In his letter to the Central Unit of the Yehuda and Shomron Police Commander and the legal advisor of the Department of Jewish Nationalistic Crime, Yado wrote that the photographers are law-abiding professionals who have no intention of violating orders given legally by the Israel Police. Nevertheless, they do not intend to do anything so long as the demand is made illegally and without a court order.
The photographs are not the property of the photographers but rather of the families who hired their services. Likewise, revealing the photographs is liable to lead to a violation of the privacy of the wedding guests who were photographed, and therefore the photographers do not intend to transfer anything that is not theirs and is liable to harm people who are not connected to the matter at hand. Yado wrote that people’s privacy may not be violated, even with a court order, without prior arrangement. The photographers are already aware of the desire of the police to acquire the material, and they intend to cooperate, if there is a court order, and therefore there is no need to enter their homes without authorization and coordination.
In conclusion, Yado wrote that the photographers are maintaining their right to privacy and their right to act as the law permits in order to prevent the transfer of the photographs. Likewise, the photographers requested that the letter be attached to every demand by the police for a court order so that the judges will be informed of the ways in which the police attempted to obtain the material illegally. This is in addition to the fact that the photographers are law-abiding citizens and therefore Yado asks that they be treated properly and that their rights not be unjustifiably violated.

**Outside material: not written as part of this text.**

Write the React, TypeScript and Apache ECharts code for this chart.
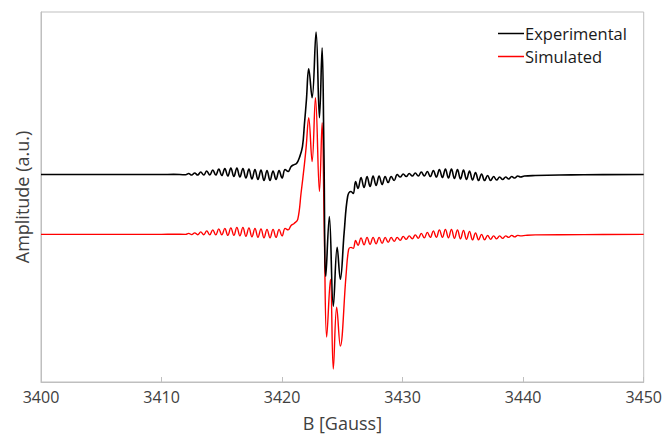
import React, { useEffect, useRef } from "react";
import * as echarts from "echarts";

// Magnetic field (Gauss) and amplitude (a.u.)
const blackField = [
  3400, 3405, 3410, 3411, 3412, 3412.25, 3412.5, 3412.75, 3413, 3413.25, 3413.5, 3413.75,
  3414, 3414.25, 3414.5, 3414.75, 3415, 3415.25, 3415.5, 3415.75, 3416, 3416.25, 3416.5, 3416.75,
  3417, 3417.25, 3417.5, 3417.75, 3418, 3418.25, 3418.5, 3418.75, 3419, 3419.25, 3419.5, 3419.75,
  3420, 3420.25, 3420.5, 3420.75, 3421, 3421.2, 3421.44, 3421.69, 3421.85, 3422.02, 3422.21, 3422.49,
  3422.82, 3423.1, 3423.32, 3423.47, 3423.63, 3423.92, 3424.25, 3424.57, 3424.83, 3425.15, 3425.44, 3425.72,
  3425.9, 3426.1, 3426.3, 3426.55, 3426.8, 3427.05, 3427.3, 3427.55, 3427.8, 3428.05, 3428.3, 3428.55,
  3428.8, 3429.05, 3429.3, 3429.55, 3429.8, 3430.05, 3430.3, 3430.55, 3430.8, 3431.05, 3431.3, 3431.55,
  3431.8, 3432.05, 3432.3, 3432.55, 3432.8, 3433.05, 3433.3, 3433.55, 3433.8, 3434.05, 3434.3, 3434.55,
  3434.8, 3435.05, 3435.3, 3435.55, 3435.8, 3436.05, 3436.3, 3436.55, 3436.8, 3437.05, 3437.3, 3437.55,
  3437.8, 3438.05, 3438.3, 3438.55, 3438.8, 3439.05, 3439.3, 3439.55, 3439.8, 3440.1, 3441, 3443,
  3445, 3450,
];
const blackAmp = [
  208, 208, 208, 208.2, 207.8, 209, 207.5, 209.5, 207.5, 210.5, 207.5, 211.5,
  207.5, 212.5, 207.5, 213.5, 207, 214, 206.5, 214.5, 206, 214.5, 205.5, 214,
  204.5, 213.5, 203.5, 213, 203, 212.5, 202, 212, 202, 211.5, 203, 212,
  204.5, 213, 211, 216, 218, 219, 225, 236, 258, 283, 314, 285,
  351, 265, 335, 233, 106, 166, 76, 135, 103, 150, 186, 191,
  189, 201, 194, 205, 195, 206, 196, 206.5, 197, 206.5, 198, 206,
  200, 206, 202, 208, 205.5, 208.5, 206, 209, 206.5, 209.5, 206.5, 210.5,
  206.5, 211, 206, 212, 205.5, 213, 205, 213.5, 204.5, 213.5, 204, 213,
  203.5, 212.5, 203, 211.5, 202.5, 210, 202, 208.5, 202, 207, 202, 206,
  202.5, 205.5, 203, 205.5, 203.5, 206, 204.5, 206.5, 205.5, 206.5, 207, 207.5,
  207.8, 208,
];

const redField = [
  3400, 3405, 3410, 3411, 3412, 3412.25, 3412.5, 3412.75, 3413, 3413.25, 3413.5, 3413.75,
  3414, 3414.25, 3414.5, 3414.75, 3415, 3415.25, 3415.5, 3415.75, 3416, 3416.25, 3416.5, 3416.75,
  3417, 3417.25, 3417.5, 3417.75, 3418, 3418.25, 3418.5, 3418.75, 3419, 3419.25, 3419.5, 3419.75,
  3420, 3420.25, 3420.5, 3420.75, 3421, 3421.3, 3421.58, 3421.85, 3422.0, 3422.21, 3422.49, 3422.77,
  3423.1, 3423.32, 3423.5, 3423.7, 3424.01, 3424.25, 3424.53, 3424.83, 3425.3, 3425.52, 3425.72,
  3425.9, 3426.1, 3426.3, 3426.55, 3426.8, 3427.05, 3427.3, 3427.55, 3427.8, 3428.05, 3428.3, 3428.55,
  3428.8, 3429.05, 3429.3, 3429.55, 3429.8, 3430.05, 3430.3, 3430.55, 3430.8, 3431.05, 3431.3, 3431.55,
  3431.8, 3432.05, 3432.3, 3432.55, 3432.8, 3433.05, 3433.3, 3433.55, 3433.8, 3434.05, 3434.3, 3434.55,
  3434.8, 3435.05, 3435.3, 3435.55, 3435.8, 3436.05, 3436.3, 3436.55, 3436.8, 3437.05, 3437.3, 3437.55,
  3437.8, 3438.05, 3438.3, 3438.55, 3438.8, 3439.05, 3439.3, 3439.55, 3439.8, 3440.2, 3441, 3445,
  3450,
];
const redAmp = [
  148, 148, 148, 148.2, 148, 149, 147.8, 149.5, 147.7, 150.5, 147.7, 151.5,
  147.5, 152.5, 147.5, 153.5, 147.5, 154, 147, 154.5, 147, 155, 146.5, 155,
  146, 154.5, 145.5, 154, 145, 153.5, 144.5, 153, 144.5, 153, 145, 153,
  146.5, 154, 152.5, 157, 159, 163, 190, 218, 236, 265, 221, 285,
  191, 260, 153, 45, 103, 13, 75, 36, 106, 133, 135,
  134, 142, 137, 144.5, 137.5, 145, 138, 145, 138.5, 145, 139, 145,
  140, 145, 141, 145, 142, 146, 143, 146.5, 143.5, 147.5, 144, 149,
  144.5, 150, 145, 151.5, 145, 152.5, 145, 153, 144.5, 153, 144, 152.5,
  143.5, 152, 143, 151, 142.5, 149.5, 142.5, 148, 142.5, 147, 143, 146.5,
  143.5, 146.5, 144, 146.5, 145, 147, 145.5, 147, 146.5, 147, 147.5, 147.8,
  148,
];

const xTicks = { min: 3400, max: 3450, interval: 10 };
const seriesNames = ["Experimental", "Simulated"];

const FONT = "'Open Sans', 'Noto Sans', sans-serif";

export default function App() {
  const ref = useRef<HTMLDivElement>(null);
  useEffect(() => {
    if (!ref.current) return;
    const chart = echarts.init(ref.current, undefined, { renderer: "svg" });
    chart.setOption({
      animation: false,
      backgroundColor: "#ffffff",
      grid: {
        left: 41,
        right: 21,
        top: 12,
        bottom: 54,
        show: true,
        borderColor: "#bfbfbf",
        borderWidth: 1,
        backgroundColor: "transparent",
      },
      legend: {
        data: seriesNames,
        orient: "vertical",
        left: 493,
        top: 20,
        icon: "rect",
        itemWidth: 26,
        itemHeight: 1.5,
        itemGap: 6,
        textStyle: { fontFamily: FONT, fontSize: 16.5, color: "#1a1a1a", padding: [0, 0, 0, -4], lineHeight: 17 },
      },
      xAxis: {
        type: "value",
        min: xTicks.min,
        max: xTicks.max,
        interval: xTicks.interval,
        name: "B [Gauss]",
        nameLocation: "middle",
        nameGap: 32,
        nameTextStyle: { fontFamily: FONT, fontSize: 18, color: "#404040" },
        axisLine: { show: true, lineStyle: { color: "#bfbfbf", width: 1 } },
        axisTick: { show: true, inside: true, length: 5, lineStyle: { color: "#bfbfbf" } },
        axisLabel: {
          fontFamily: FONT,
          fontSize: 16,
          color: "#404040",
          margin: 7,
          formatter: (v: number) => String(v),
        },
        splitLine: { show: false },
      },
      yAxis: {
        type: "value",
        min: 0,
        max: 371,
        name: "Amplitude (a.u.)",
        nameLocation: "middle",
        nameGap: 10,
        nameTextStyle: { fontFamily: FONT, fontSize: 18, color: "#404040" },
        axisLine: { show: true, lineStyle: { color: "#bfbfbf", width: 1 } },
        axisTick: { show: false },
        axisLabel: { show: false },
        splitLine: { show: false },
      },
      series: [
        {
          name: seriesNames[0],
          type: "line",
          data: blackField.map((x, i) => [x, blackAmp[i]]),
          symbol: "none",
          smooth: 0.4,
          lineStyle: { color: "#000000", width: 1.6 },
          itemStyle: { color: "#000000" },
          z: 3,
        },
        {
          name: seriesNames[1],
          type: "line",
          data: redField.map((x, i) => [x, redAmp[i]]),
          symbol: "none",
          smooth: 0.4,
          lineStyle: { color: "#ff0000", width: 1.4 },
          itemStyle: { color: "#ff0000" },
          z: 2,
        },
      ],
    });
    return () => chart.dispose();
  }, []);
  return <div ref={ref} style={{ width: 665, height: 437, position: "absolute", left: 0, top: 0 }} />;
}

Honenu Attorney Menashe Yado, who is representing the photographers, stated, “This is a blatant and ugly invasion of the families’ privacy and their freedom to record an event without fear of the police taking advantage of the recordings to use trivial matters (de minimis) to frame the friends of the couples. From one day to the next, I am shocked by the powerlessness of the police in the face of spreading and increasing Arab crime, while their aggressive policing of Jews lacks all proportion, sensitivity, and justification.”